Quote:
I would have to take the *real* unicode which is normally, "0x00A9", I.e., block 0, character A9, and instead encode it as, "0xE289A0", according to the page I read.
No, where did that idea come from? Click on Insert Unicode in the MUSHclient "debug simulated world input" box, and type in a9, and you get: \C2\A9
The whole point of UTF-8 is to be reasonably friendly to "legacy" applications that still use 8-bit character encoding. Bear in mind that for many C applications, hex 0x00 (ie. zero) is a string terminator. Thus, the string 0x00A9 will either be an empty string (string terminator, followed by A9, or A9 followed by the string terminator (depending on the endian-ness of the CPU). So either way you couldn't imbed 0x00A9 into the middle of a document. Imagine also the Unicode character 0x010A - the 2nd byte looks like a linefeed (0x0A).

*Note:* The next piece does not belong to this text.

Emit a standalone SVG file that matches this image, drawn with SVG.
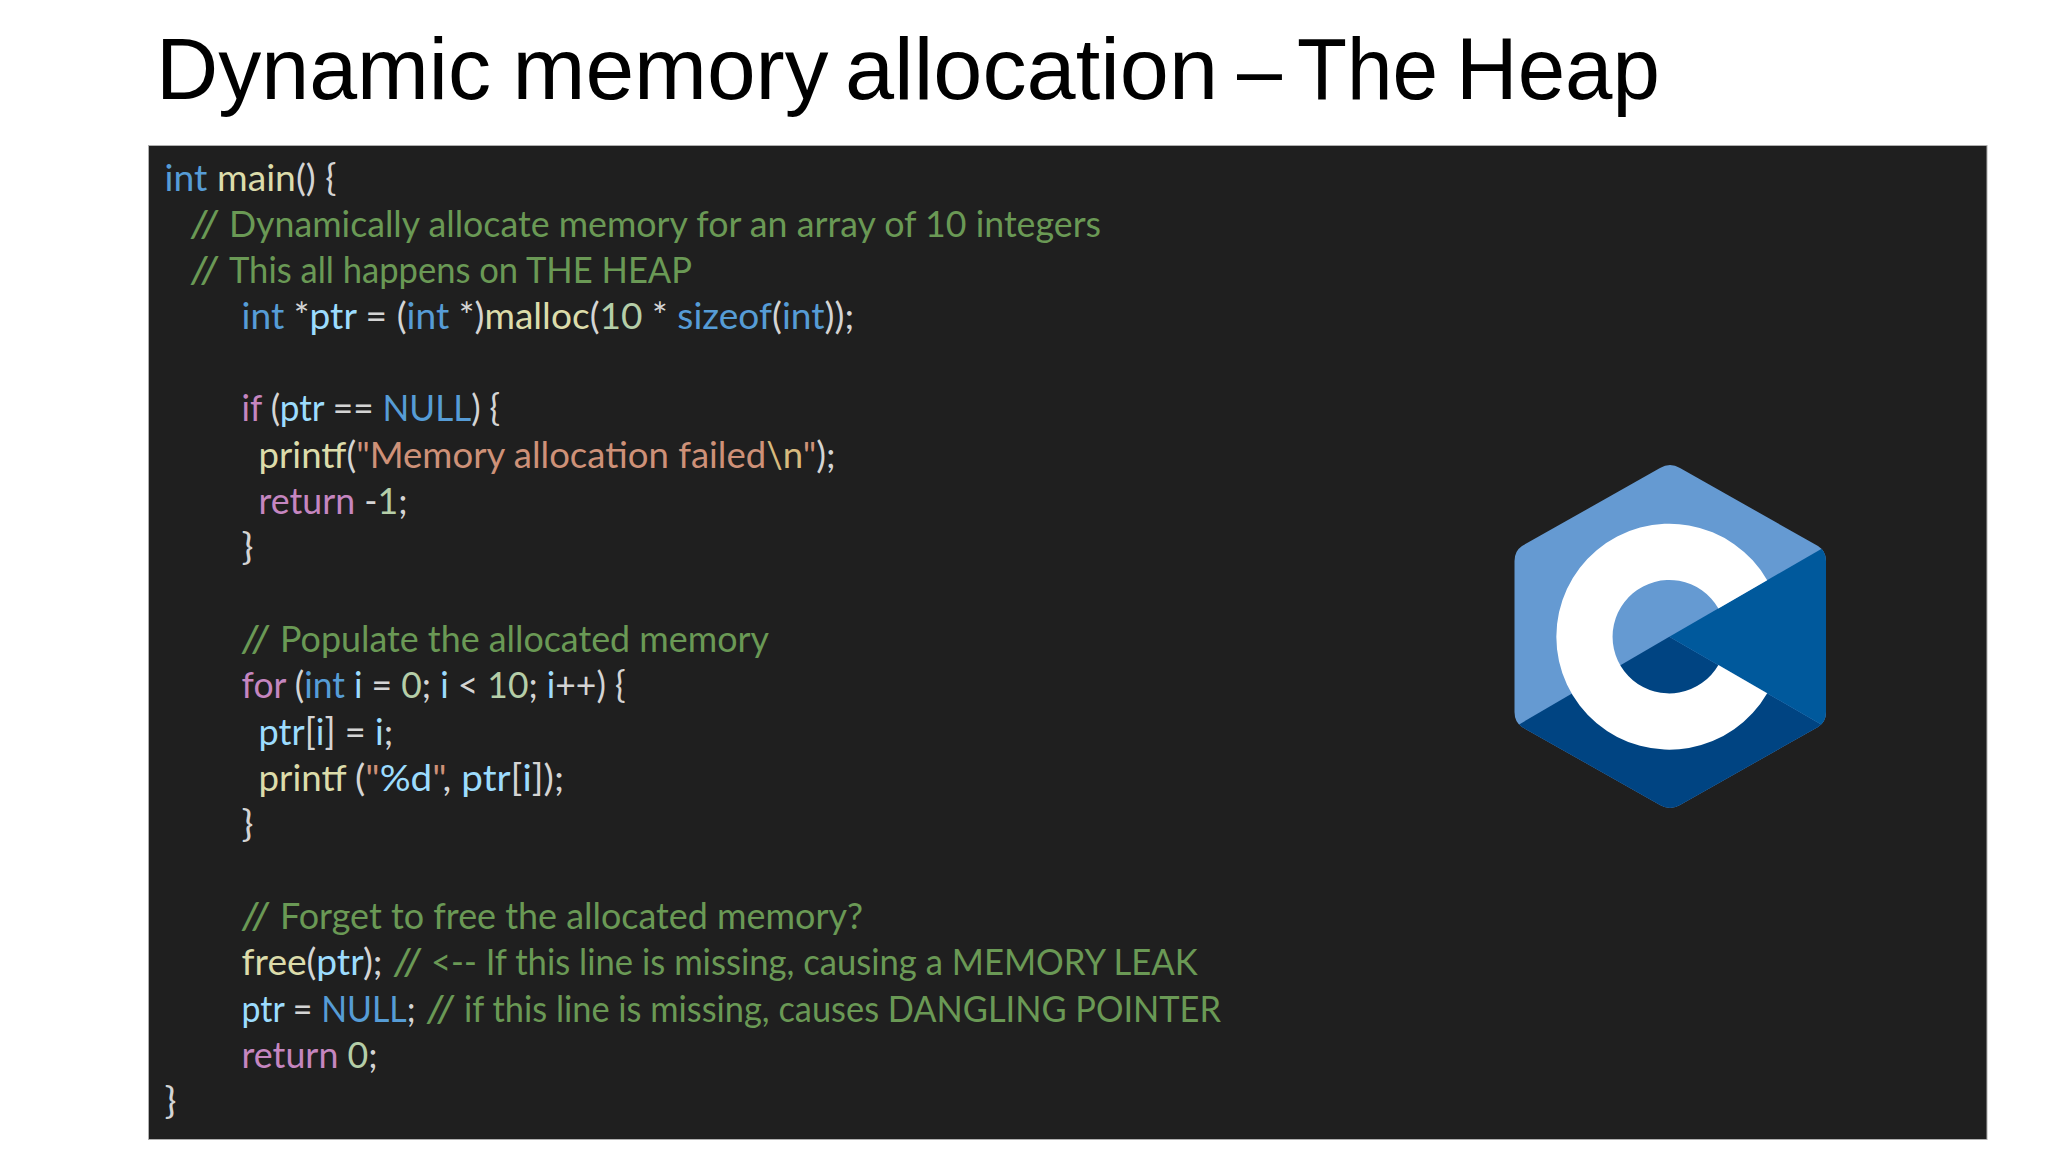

UTF-8 is specifically designed so that you don't get 0x00 bytes or indeed anything that looks like a "control" code in the text stream.
To use "straight" Unicode for (say, downloading HTML documents, or talking to a MUD), both ends would have to agree that each character on the screen needed 2 bytes (or maybe 3 or 4), so you knew how many bytes represented a "character".
Quote:
Ok, I can see where that is useful in an OS, where specific bytes have special meanings, but for text transmission, it just bloats the data stream by anywhere from 1-4 extra characters for "everything" that isn't basic text. Hardly what I would call efficient.
Yes, up to a point. However if you decide on 2 bytes for everything, then you are already taking up one of those extra bytes, so you are hardly better off, and you are worse off if a lot of the text is normal English text (eg. program code).
Probably if all of your text was in Unicode characters that required 3 bytes in UTF-8, but only 2 in 16-bit encoding (for example, Japanese), then you are better of - at least as far as space goes - to use 16-bit encoding.
There is a lot of detail in Unicode, try looking at:
http://www.unicode.org/
They give heaps of explanation there.
|